Released in March this year, the new two-part London Plan Guidance package essentially calls for existing structures to be reused, in part or in whole, when redeveloping any major property in the capital. Any planning applications that involve demolishing an existing structure are now required to demonstrate that the sustainability benefits of demolition and new building clearly outweigh those of retaining the buildings in question.
A number of high-profile developments have recently been put on hold over concerns about the environmental impact of demolition. On 20 April, redevelopment of Marks & Spencer’s flagship Oxford Street store was put on hold when Michael Gove, in his former role as Minister for Levelling Up, Housing and Communities, used his powers to intervene. Ironically, this came days after planning permission had been granted, after a review by the Mayor’s office accepted that demolishing and replacing the existing structure would result in a lower carbon footprint over the building’s lifetime. A couple of weeks later, on 10 May, Gove intervened again to put a hold on the demolition and redevelopment of ITV’s Southbank Studios, previously approved by Lambeth planning authorities.
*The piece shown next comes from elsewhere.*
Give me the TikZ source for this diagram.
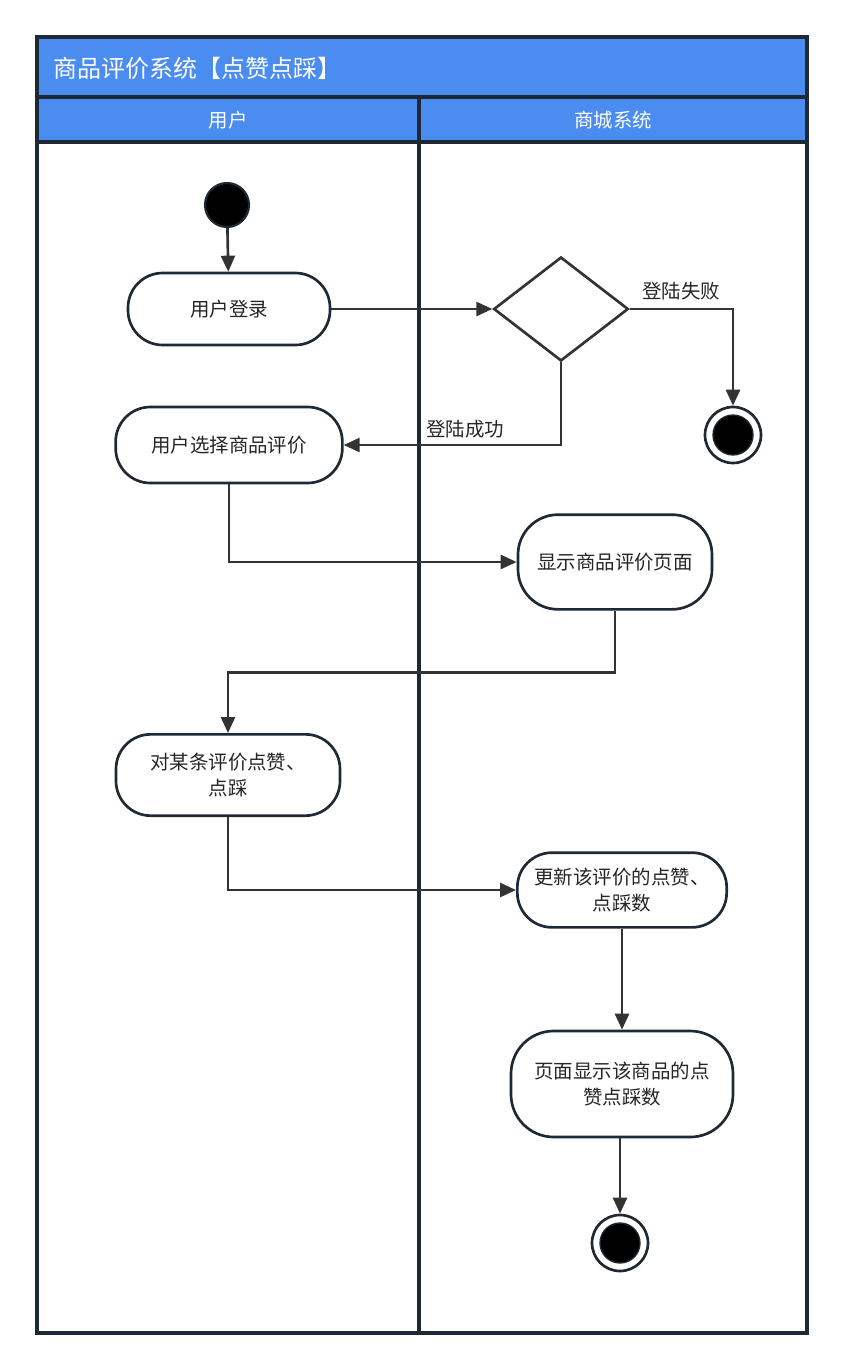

The growing official antipathy to demolition - and corresponding enthusiasm for re-use-across major London development sites is causing some friction in the insurance space. Before the market hardened in around 2018, there was a fairly straightforward insurance solution for redeveloping existing buildings. This typically involved cancelling the existing property insurance and transferring cover to a Construction All Risks (CAR) policy which also insured any new works.
This approach had a number of advantages. It included collapse cover (excluded under a property policy), ring-fenced claims from the owner’s annually renewable property policy, and made it easy to provide the employer and contractor with the joint-names insurance required under most building contracts. This solution was normally available, regardless of the value of an existing building and the nature and value of the new works proposed.
In the current market conditions, however, both construction and property insurers are reluctant to insure large existing buildings where significant redevelopment is taking place. Construction insurers will want to see a contract value that exceeds the value of the existing structure. If not, they will argue that the property risk should remain with the property insurance market.
Conversely, if the value of the construction works is too high, property insurers will argue that the risk belongs in the construction market –because a property being redeveloped presents a higher level of risk than a standard operational asset. Even if a property insurer will agree to continue insuring an existing building, they may not agree to include the contractor as a joint-named insured - which could put the developer in breach of contract.
So where do such risks belong? In our view, the best solution is to create a bespoke insurance program that includes both the construction and property insurance markets retaining a proportion of the existing structure risk. With a specialist combined real estate and construction division, Lockton can offer a proven solution. Even in the current market conditions, we’ve shown we can leverage our relationships with both property and construction insurers to create tailored insurance programs that provide a best-of-both-worlds solution.
Retaining substantial elements of existing structures in development not only challenges your construction-phase insurance arrangements, but also your post-PC latent defects insurance (LDI). The intended purpose of LDI policies is to provide cover for new build developments-not for structures built some years previously. A key part of any LDI policy is the insurer’s ability to inspect all key stages of construction - something that is clearly not possible when there are completed buildings already on site.
Tenants considering a significant pre-let on a large London development will, more often than not, require an LDI policy. In reality, those expectations may not be realistic for reused buildings. We would recommend you speak to your insurance adviser right at the outset of any lease negotiations to assess whether any such request from prospective tenants will be achievable. If not, it’s important that any agreement for lease clearly states what is and isn’t achievable.